EXERCISE DETAILS >>
Write out, word for word, every line from the first one through the line that holds "(baseL) at (176,134);", and nothing else; skip the pictures.

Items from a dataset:
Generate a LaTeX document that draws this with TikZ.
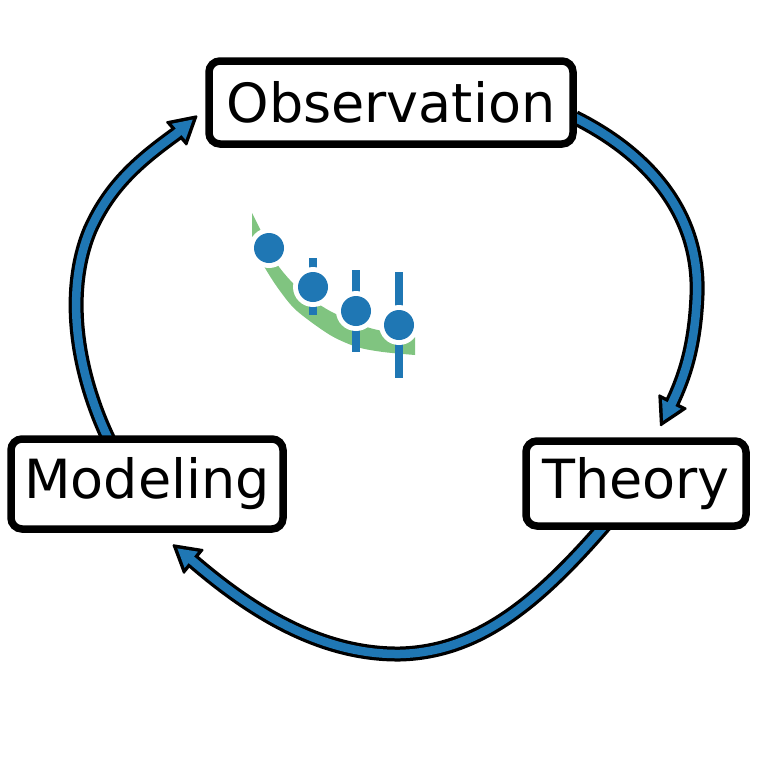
\documentclass[tikz,border=0pt]{standalone}
\usepackage{fontspec}
\setmainfont{DejaVu Sans}
\usetikzlibrary{calc}
\definecolor{xkblue}{RGB}{31,119,180}
\definecolor{xkgreen}{RGB}{128,196,128}
\pgfdeclarelayer{bg}
\pgfsetlayers{bg,main}
\tikzset{
  box/.style={draw=black, fill=white, line width=7.5pt, rounded corners=11pt,
    inner sep=0pt, font=\fontsize{54}{60}\selectfont},
  shaftout/.style={draw=black, line width=15pt},
  shaftin/.style={draw=xkblue, line width=8.5pt},
  errbar/.style={draw=xkblue, line width=8pt},
}
% #1 path up to the base, #2 base coordinate, #3 tip coordinate
\newcommand\xkarrow[3]{%
  \coordinate (#2e) at ($(#2)!8pt!(#3)$);
  \coordinate (#2i) at ($(#2)!3.5pt!(#3)$);
  \coordinate (#3i) at ($(#3)!7pt!(#2)$);
  \draw[shaftout] #1 (#2) -- (#2e);
  \fill[black, rounded corners=1.5pt] (#3) -- ($(#2)!16.5pt!90:(#3)$) -- ($(#2)!16.5pt!-90:(#3)$) -- cycle;
  \draw[shaftin] #1 (#2) -- (#2e);
  \fill[xkblue] (#3i) -- ($(#2i)!10.5pt!90:(#3)$) -- ($(#2i)!10.5pt!-90:(#3)$) -- cycle;
}
\begin{document}
\begin{tikzpicture}[x=1pt, y=-1pt]
\useasboundingbox (0,0) rectangle (757,774);

% boxes
\node[box, minimum width=364pt, minimum height=83pt] (obs) at (391,102.5) {Observation};
\node[box, minimum width=272pt, minimum height=90pt] (mod) at (147,484) {Modeling};
\node[box, minimum width=220pt, minimum height=85pt] (the) at (636,483.5) {Theory};

% arrow end points
\coordinate (tipR) at (660,427);  \coordinate (baseR) at (673,401);
\coordinate (tipB) at (172,544);  \coordinate (baseB) at (194,562);
\coordinate (tipL) at (198,115);  \coordinate (baseL) at (176,134);

\begin{pgfonlayer}{bg}
  \xkarrow{($(obs.east)+(-2,15)$) .. controls (650,155) and (700,215) .. (697,295) .. controls (695,345) and (685,375) ..}{baseR}{tipR}
  \xkarrow{($(the.south)+(-30,-6)$) .. controls (540,600) and (480,652) .. (400,654) .. controls (320,655) and (250,610) ..}{baseB}{tipB}
  \xkarrow{($(mod.north)+(-37,7)$) .. controls (75,370) and (65,290) .. (90,230) .. controls (110,185) and (140,160) ..}{baseL}{tipL}
\end{pgfonlayer}

% central plot
\fill[xkgreen] plot[smooth] coordinates {(252,213) (262,233) (277,264) (300,290) (330,311) (370,328) (415,337)}
  -- plot[smooth] coordinates {(415,355) (383,352) (357,347) (330,335) (297,311) (280,291) (265,268) (252,242)} -- cycle;
\draw[errbar] (313,258) -- (313,315);
\draw[errbar] (356,270) -- (356,352);
\draw[errbar] (399,272) -- (399,378);
\foreach \n/\x/\y in {d1/269/248, d2/313/287, d3/356/311, d4/399/325}{
  \fill[white] (\x,\y) circle[radius=20];
  \fill[xkblue] (\x,\y) circle[radius=15] coordinate (\n);
}
\end{tikzpicture}
\end{document}
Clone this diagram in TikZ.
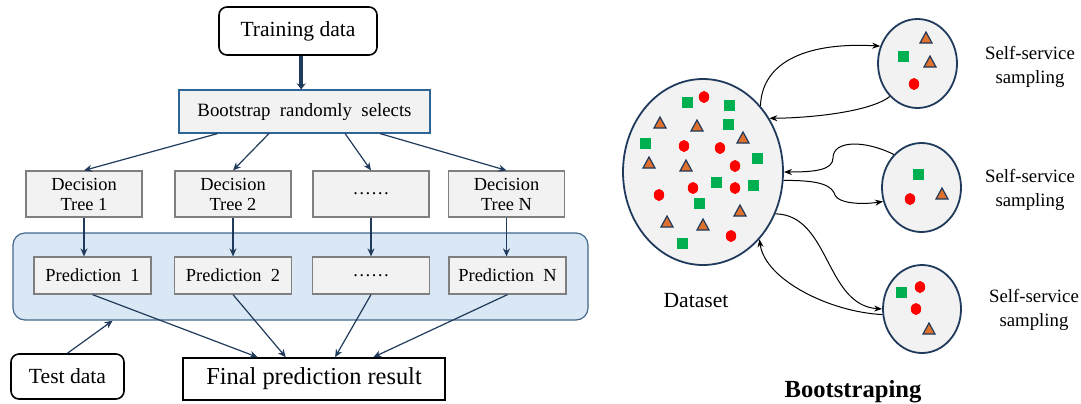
\documentclass[tikz,border=0pt]{standalone}
\usepackage{fontspec}
\setmainfont{Liberation Serif}
\usetikzlibrary{arrows.meta,shapes.geometric,calc}

\definecolor{boxgray}{HTML}{F2F2F2}
\definecolor{edgegray}{HTML}{7F7F7F}
\definecolor{navy}{HTML}{1F3A5A}
\definecolor{bootblue}{HTML}{2E6496}
\definecolor{panelblue}{HTML}{DAE7F4}
\definecolor{paneledge}{HTML}{41698C}
\definecolor{dotgreen}{HTML}{00B050}
\definecolor{dotred}{HTML}{FF0000}
\definecolor{triorange}{HTML}{E0702E}

\tikzset{
  graybox/.style={draw=edgegray, fill=boxgray, line width=0.6pt, inner sep=0pt,
    align=center, font=\fontsize{9.2}{10}\selectfont},
  termbox/.style={draw=black, fill=white, line width=0.8pt, rounded corners=4pt,
    inner sep=0pt, font=\fontsize{10.8}{13}\selectfont},
  flow/.style={-{Stealth[length=4pt,width=3.5pt]}, draw=navy, line width=0.6pt},
  conn/.style={-{Stealth[length=4pt,width=3pt]}, line width=0.5pt},
  pool/.style={ellipse, draw=navy, fill=boxgray, line width=0.9pt, inner sep=0pt},
  tag/.style={align=center, font=\fontsize{9.4}{12}\selectfont}
}

\begin{document}
\begin{tikzpicture}[x=0.5pt, y=-0.5pt]
  \useasboundingbox (0,0) rectangle (1081,403);

  % random forest flow
  \node [draw=paneledge, fill=panelblue, line width=0.6pt, rounded corners=6pt,
    minimum width=287.5pt, minimum height=43.5pt] (panel) at (300.5,276.5) {};
  \node [termbox, minimum width=79pt, minimum height=24pt] (train) at (298,31) {Training data};
  \node [graybox, draw=bootblue, minimum width=125.5pt, minimum height=21.5pt,
    font=\fontsize{9.4}{11}\selectfont] (boot) at (304.5,111.5) {Bootstrap~~randomly~~selects};

  \node [graybox, minimum width=58pt, minimum height=23pt] (dt1) at (84,194) {Decision\\Tree 1};
  \node [graybox, minimum width=58pt, minimum height=23pt] (dt2) at (233,194) {Decision\\Tree 2};
  \node [graybox, minimum width=58pt, minimum height=23pt] (dt3) at (371,194) {……};
  \node [graybox, minimum width=58pt, minimum height=23pt] (dt4) at (506.5,194) {Decision\\Tree N};

  \node [graybox, minimum width=58.5pt, minimum height=18.5pt] (pr1) at (92.5,275.5) {Prediction~~1};
  \node [graybox, minimum width=58.5pt, minimum height=18.5pt] (pr2) at (233,275.5) {Prediction~~2};
  \node [graybox, minimum width=58.5pt, minimum height=18.5pt] (pr3) at (371,275.5) {……};
  \node [graybox, minimum width=58.5pt, minimum height=18.5pt] (pr4) at (507.5,275.5) {Prediction~~N};

  \node [termbox, rounded corners=0pt, minimum width=131pt, minimum height=21pt,
    font=\fontsize{12.2}{14}\selectfont] (final) at (314,379) {Final prediction result};
  \node [termbox, minimum width=56.5pt, minimum height=22.5pt] (test) at (67.5,376.5) {Test data};

  \coordinate (feed) at ($(train.south west)!0.52!(train.south east)$);
  \draw [-{Stealth[length=3pt,width=4.5pt]}, line width=2pt, draw=navy]
    (feed) -- (feed |- boot.north);
  \foreach \f/\i in {0.155/1, 0.359/2, 0.661/3, 0.80/4}
    \draw [flow] ($(boot.south west)!\f!(boot.south east)$) -- (dt\i.north);
  \foreach \i in {1,...,4}
    \draw [flow] (dt\i.south) -- (dt\i.south |- pr\i.north);
  \foreach \i/\f in {1/0.286, 2/0.393, 3/0.58, 4/0.725}
    \draw [flow] (pr\i.south) -- ($(final.north west)!\f!(final.north east)$);
  \draw [flow] (test.north) -- ($(panel.south west)!0.174!(panel.south east)$);

  % bootstrap sampling
  \node [pool, minimum width=80pt, minimum height=93pt] (data) at (703,172) {};
  \node [pool, minimum width=39.5pt, minimum height=44.5pt] (s1) at (917.5,63.5) {};
  \node [pool, minimum width=39.5pt, minimum height=44.5pt] (s2) at (921.5,187.5) {};
  \node [pool, minimum width=39pt, minimum height=44pt] (s3) at (922,309) {};

  \foreach \x/\y in {687/102, 729/105, 728/124, 645/143, 757/158, 716/182, 753/185,
      699/203, 682/243, 903/56, 918/174, 901/292}
    \fill [dotgreen] (\x-5.5,\y-5.5) rectangle (\x+5.5,\y+5.5);
  \foreach \x/\y in {704/97, 684/146, 720/148, 735/166, 693/188, 735/188, 659/195,
      731/236, 914/84, 910/199, 920/287, 916/309}
    \fill [dotred] (\x,\y) ellipse [x radius=2.6pt, y radius=3pt];
  \foreach \x/\y in {660/123, 697/126, 743/138, 649/163, 686/166, 740/211, 667/222,
      703/225, 926/38, 930/62, 942/194, 929/329}
    \filldraw [fill=triorange, draw=navy, line width=0.6pt]
      (\x-6,\y+5) -- (\x+6,\y+5) -- (\x,\y-6) -- cycle;

  \draw [conn] (data.49) .. controls (762,60) and (810,42) .. (s1.155);
  \draw [conn] (s1.230) .. controls (870,112) and (810,118) .. (data.39);
  \draw [conn] (s2.130) .. controls (865,140) and (833,140) .. (833,158)
    .. controls (833,170) and (815,172) .. (data.0);
  \draw [conn] (data.354) .. controls (822,180) and (832,186) .. (835,195)
    .. controls (838,203) and (860,205) .. (s2.200);
  \draw [conn] (data.330) .. controls (830,215) and (825,305) .. (s3.180);
  \draw [conn] (s3.188) .. controls (830,312) and (765,280) .. (data.310);

  \node [tag] (lab1) at (1030,67) {Self-service\\sampling};
  \node [tag] (lab2) at (1030,190) {Self-service\\sampling};
  \node [tag] (lab3) at (1034,310) {Self-service\\sampling};
  \node [font=\fontsize{10.8}{13}\selectfont] (dname) at (696,301) {Dataset};
  \node [anchor=base, font=\fontsize{12.3}{14}\selectfont\bfseries] (title) at (853,397) {Bootstraping};
\end{tikzpicture}
\end{document}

OUTPUT >>
Generate a LaTeX document that draws this with TikZ.
\documentclass[tikz,border=0pt]{standalone}
\usepackage{fontspec}
\setmainfont{DejaVu Sans}
\usetikzlibrary{calc}
\definecolor{xkblue}{RGB}{31,119,180}
\definecolor{xkgreen}{RGB}{128,196,128}
\pgfdeclarelayer{bg}
\pgfsetlayers{bg,main}
\tikzset{
  box/.style={draw=black, fill=white, line width=7.5pt, rounded corners=11pt,
    inner sep=0pt, font=\fontsize{54}{60}\selectfont},
  shaftout/.style={draw=black, line width=15pt},
  shaftin/.style={draw=xkblue, line width=8.5pt},
  errbar/.style={draw=xkblue, line width=8pt},
}
% #1 path up to the base, #2 base coordinate, #3 tip coordinate
\newcommand\xkarrow[3]{%
  \coordinate (#2e) at ($(#2)!8pt!(#3)$);
  \coordinate (#2i) at ($(#2)!3.5pt!(#3)$);
  \coordinate (#3i) at ($(#3)!7pt!(#2)$);
  \draw[shaftout] #1 (#2) -- (#2e);
  \fill[black, rounded corners=1.5pt] (#3) -- ($(#2)!16.5pt!90:(#3)$) -- ($(#2)!16.5pt!-90:(#3)$) -- cycle;
  \draw[shaftin] #1 (#2) -- (#2e);
  \fill[xkblue] (#3i) -- ($(#2i)!10.5pt!90:(#3)$) -- ($(#2i)!10.5pt!-90:(#3)$) -- cycle;
}
\begin{document}
\begin{tikzpicture}[x=1pt, y=-1pt]
\useasboundingbox (0,0) rectangle (757,774);

% boxes
\node[box, minimum width=364pt, minimum height=83pt] (obs) at (391,102.5) {Observation};
\node[box, minimum width=272pt, minimum height=90pt] (mod) at (147,484) {Modeling};
\node[box, minimum width=220pt, minimum height=85pt] (the) at (636,483.5) {Theory};

% arrow end points
\coordinate (tipR) at (660,427);  \coordinate (baseR) at (673,401);
\coordinate (tipB) at (172,544);  \coordinate (baseB) at (194,562);
\coordinate (tipL) at (198,115);  \coordinate (baseL) at (176,134);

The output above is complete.